The retainer agreement signed by defendant set forth “the scope of the representation and [*2]the basis or rate of the fee and expenses for which the client will be responsible” (Rules of Professional Conduct [22 NYCRR 1200.0] rule 1.5 [b]), i.e., that defendant would be responsible for paying plaintiff the sum of $10,000, which would cover any legal services rendered by plaintiff in the criminal matter up until trial. The agreement was not ambiguous, and plaintiff demonstrated that substantial legal services had been rendered in the criminal matter resulting in a disposition before trial. In light of Hammerman’s testimony regarding the work he had performed, the nature of the issues involved in the case, the skill required to handle those issues and the results obtained (see Rules of Professional Conduct [22 NYCRR 1200.0] rule 1.5 [a]), we find that the amount charged was reasonable. In view of the foregoing, the Civil Court did not err in awarding plaintiff the remaining balance due under the retainer agreement and in dismissing defendant’s counterclaims.

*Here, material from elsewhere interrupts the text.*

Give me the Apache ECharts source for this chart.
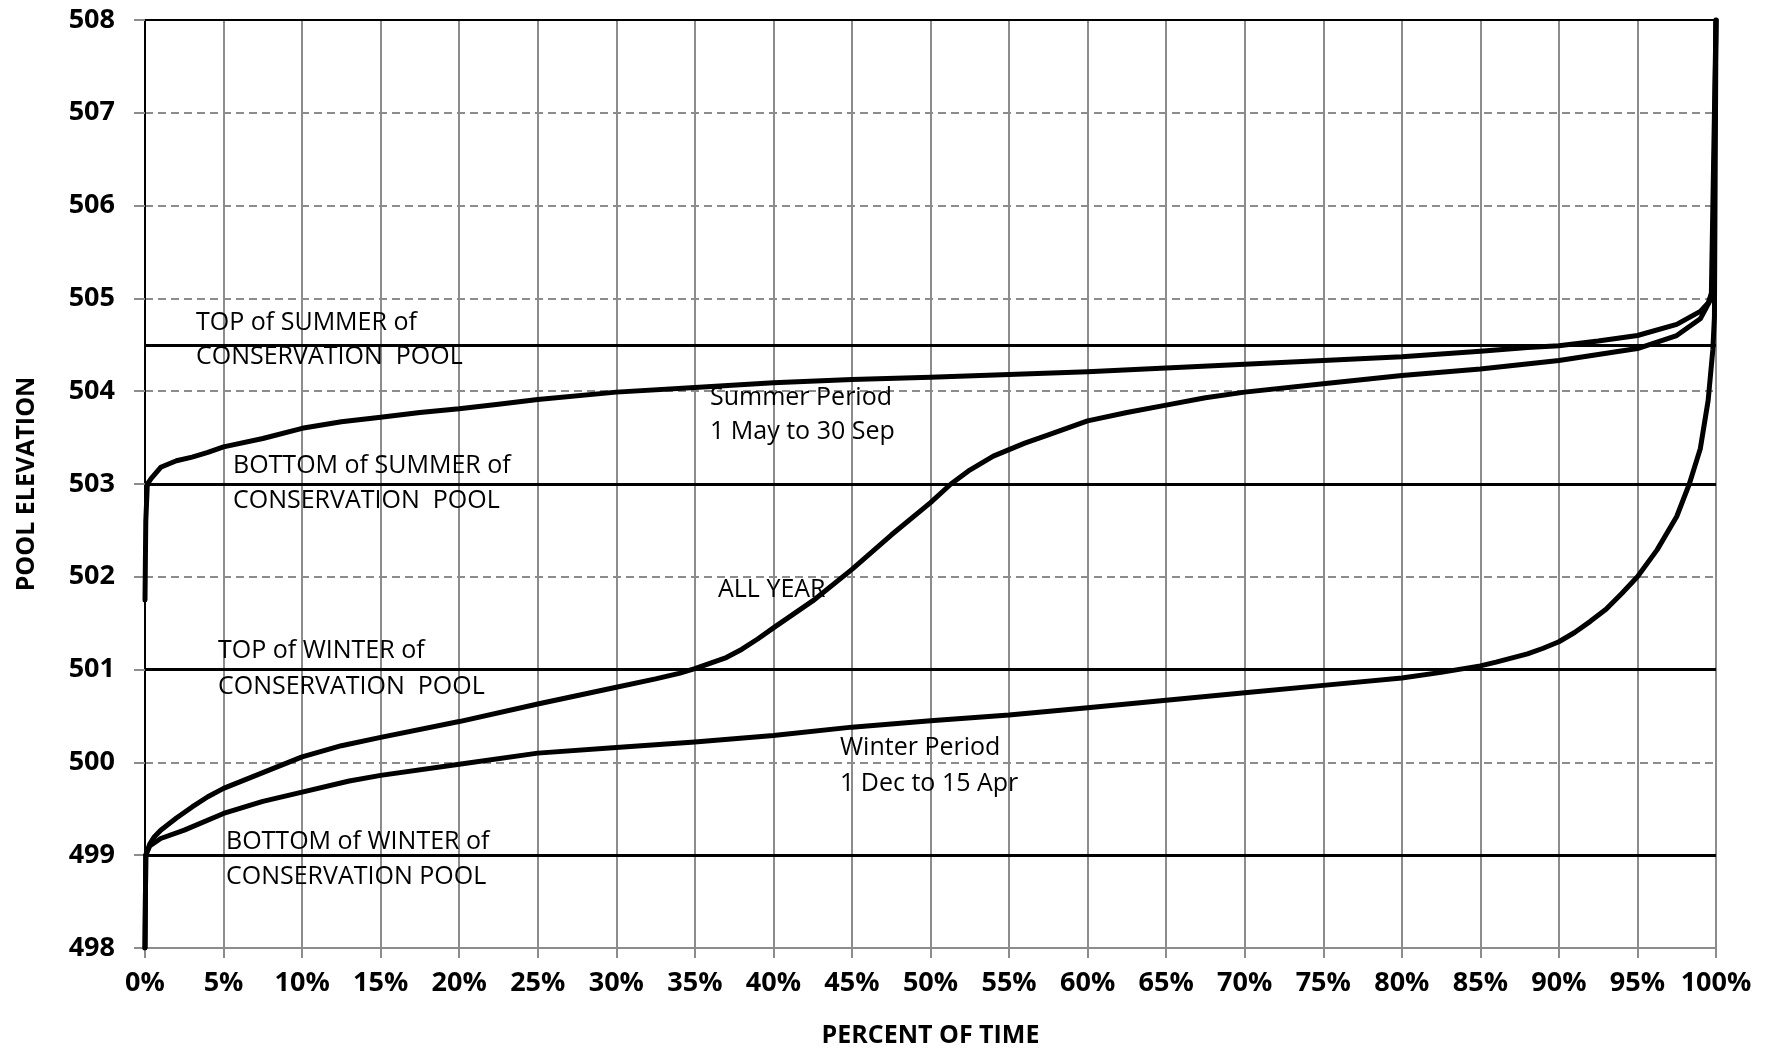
<!DOCTYPE html>
<html>
<head>
<meta charset="utf-8">
<script src="https://cdn.jsdelivr.net/npm/echarts/dist/echarts.min.js"></script>
<style>
  html, body { margin: 0; padding: 0; background: #ffffff; }
  #chart { width: 1772px; height: 1050px; }
</style>
</head>
<body>
<div id="chart"></div>
<script>
// Pool elevation duration curves (percent of time the pool is at or below an elevation)

// Summer period, 1 May to 30 Sep
const summerPct  = [0, 0.05, 0.15, 0.4, 1, 2, 3, 4, 5, 7.5, 10, 12.5, 15, 17.5, 20, 22.5, 25, 30, 35, 40, 45, 50, 55, 60, 65, 70, 75, 80, 85, 88, 90, 92.5, 95, 97.5, 99, 99.5, 99.8, 100];
const summerElev = [501.75, 502.6, 503.0, 503.06, 503.18, 503.25, 503.29, 503.34, 503.4, 503.49, 503.6, 503.67, 503.72, 503.77, 503.81, 503.86, 503.91, 503.99, 504.04, 504.09, 504.125, 504.15, 504.18, 504.21, 504.25, 504.29, 504.33, 504.37, 504.43, 504.47, 504.49, 504.54, 504.6, 504.72, 504.86, 504.95, 505.1, 508];

// All year
const allYearPct  = [0, 0.05, 0.3, 0.6, 1, 2, 3, 4, 5, 7.5, 10, 12.5, 15, 20, 25, 30, 32.5, 34, 35, 36, 37, 38, 39, 40, 42.5, 45, 47.5, 50, 51.3, 52.5, 54, 55, 56, 57.5, 60, 62.5, 65, 67.5, 70, 75, 80, 85, 90, 95, 97.5, 99, 99.7, 100];
const allYearElev = [498, 499.0, 499.12, 499.2, 499.27, 499.4, 499.52, 499.63, 499.72, 499.89, 500.06, 500.18, 500.27, 500.44, 500.63, 500.81, 500.9, 500.96, 501.01, 501.07, 501.13, 501.22, 501.33, 501.45, 501.74, 502.08, 502.45, 502.8, 503.0, 503.15, 503.3, 503.37, 503.44, 503.53, 503.68, 503.77, 503.85, 503.93, 503.99, 504.08, 504.17, 504.24, 504.33, 504.46, 504.6, 504.78, 505.0, 508];

// Winter period, 1 Dec to 15 Apr
const winterPct  = [0, 0.05, 0.3, 1, 2.5, 5, 7.5, 10, 13, 15, 20, 25, 30, 35, 40, 45, 50, 55, 60, 65, 70, 75, 80, 82.5, 85, 86, 88, 89, 90, 91, 92, 93, 94, 95, 96.25, 97.5, 98.3, 99, 99.5, 99.8, 99.9, 100];
const winterElev = [498, 499.0, 499.1, 499.18, 499.27, 499.45, 499.58, 499.68, 499.8, 499.86, 499.98, 500.1, 500.16, 500.22, 500.29, 500.38, 500.45, 500.51, 500.59, 500.67, 500.75, 500.83, 500.91, 500.97, 501.04, 501.08, 501.17, 501.23, 501.3, 501.4, 501.52, 501.65, 501.82, 502.0, 502.29, 502.65, 503.0, 503.38, 503.9, 504.45, 504.8, 508];

// Conservation pool limits (top/bottom of summer and winter pools)
const poolLimits = [504.5, 503, 501, 499];

// Axis ranges and ticks
const pctMin = 0, pctMax = 100, pctStep = 5;
const elevMin = 498, elevMax = 508, elevStep = 1;

const zip = (xs, ys) => xs.map((x, i) => [x, ys[i]]);

const GRID_GRAY = '#8c8c8c';
const FONT = '"Open Sans", "Liberation Sans", sans-serif';

// Curve and pool labels (text and placement in pixels)
const notes = [
  ['TOP of SUMMER of', 196, 332],
  ['CONSERVATION  POOL', 196, 366],
  ['BOTTOM of SUMMER of', 233, 475],
  ['CONSERVATION  POOL', 233, 510],
  ['Summer Period', 710, 407],
  ['1 May to 30 Sep', 710, 441],
  ['ALL YEAR', 718, 599],
  ['TOP of WINTER of', 218, 660],
  ['CONSERVATION  POOL', 218, 696],
  ['BOTTOM of WINTER of', 226, 851],
  ['CONSERVATION POOL', 226, 886],
  ['Winter Period', 840, 757],
  ['1 Dec to 15 Apr', 840, 793]
];

const curveStyle = { color: '#000', width: 5, join: 'round', cap: 'round' };

const chart = echarts.init(document.getElementById('chart'), null, { renderer: 'canvas' });

chart.setOption({
  animation: false,
  backgroundColor: '#ffffff',
  grid: { left: 145, right: 56, top: 20, bottom: 102, containLabel: false, outerBoundsMode: 'none' },
  xAxis: [
    {
      type: 'value', min: pctMin, max: pctMax, interval: pctStep,
      name: 'PERCENT OF TIME', nameLocation: 'middle', nameGap: 75,
      nameTextStyle: { fontFamily: FONT, fontWeight: 'bold', fontSize: 25, color: '#000' },
      axisLine: { show: true, lineStyle: { color: GRID_GRAY, width: 2 } },
      axisTick: { show: true, length: 10, lineStyle: { color: GRID_GRAY, width: 2 } },
      axisLabel: { formatter: '{value}%', margin: 22, fontFamily: FONT, fontWeight: 'bold', fontSize: 27, color: '#000' },
      splitLine: { show: true, lineStyle: { color: GRID_GRAY, width: 2, type: 'solid' } }
    },
    {
      type: 'value', min: pctMin, max: pctMax, position: 'top',
      axisLine: { show: true, lineStyle: { color: '#000', width: 2 } },
      axisTick: { show: false }, axisLabel: { show: false }, splitLine: { show: false }
    }
  ],
  yAxis: [
    {
      type: 'value', min: elevMin, max: elevMax, interval: elevStep,
      name: 'POOL ELEVATION', nameLocation: 'middle', nameGap: 106, nameRotate: 90,
      nameTextStyle: { fontFamily: FONT, fontWeight: 'bold', fontSize: 25, color: '#000' },
      axisLine: { show: true, lineStyle: { color: GRID_GRAY, width: 2 } },
      axisTick: { show: true, length: 11, lineStyle: { color: GRID_GRAY, width: 2 } },
      axisLabel: { margin: 30, fontFamily: FONT, fontWeight: 'bold', fontSize: 27, color: '#000' },
      splitLine: { show: true, lineStyle: { color: GRID_GRAY, width: 2, type: [8, 5] } }
    },
    {
      type: 'value', min: elevMin, max: elevMax, position: 'right',
      axisLine: { show: true, lineStyle: { color: '#000', width: 2 } },
      axisTick: { show: false }, axisLabel: { show: false }, splitLine: { show: false }
    }
  ],
  series: [
    {
      name: 'Conservation pool limits', type: 'line', data: [],
      markLine: {
        silent: true, symbol: 'none', label: { show: false },
        lineStyle: { color: '#000', width: 3, type: 'solid' },
        data: poolLimits.map(v => ({ yAxis: v }))
      }
    },
    { name: 'Winter Period', type: 'line', showSymbol: false, symbol: 'none', lineStyle: curveStyle, data: zip(winterPct, winterElev) },
    { name: 'ALL YEAR', type: 'line', showSymbol: false, symbol: 'none', lineStyle: curveStyle, data: zip(allYearPct, allYearElev) },
    { name: 'Summer Period', type: 'line', showSymbol: false, symbol: 'none', lineStyle: curveStyle, data: zip(summerPct, summerElev) }
  ],
  graphic: notes.map(([text, x, base]) => ({
    type: 'text', x: x, y: base - 9, silent: true, z: 10,
    style: { text: text, fill: '#000', font: '25px ' + FONT, textAlign: 'left', textVerticalAlign: 'middle' }
  }))
});
</script>
</body>
</html>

Although defendant contends that she was not able to adequately defend herself at trial, the record indicates the contrary. While she admits that she did not ask the court for an adjournment, she argues that, since she is not an attorney, she is entitled to a new trial. Her status as a self-represented litigant, however, does not entitle her to greater rights than any other litigant (see Roundtree v Singh, 143 AD2d 995 [1988]).”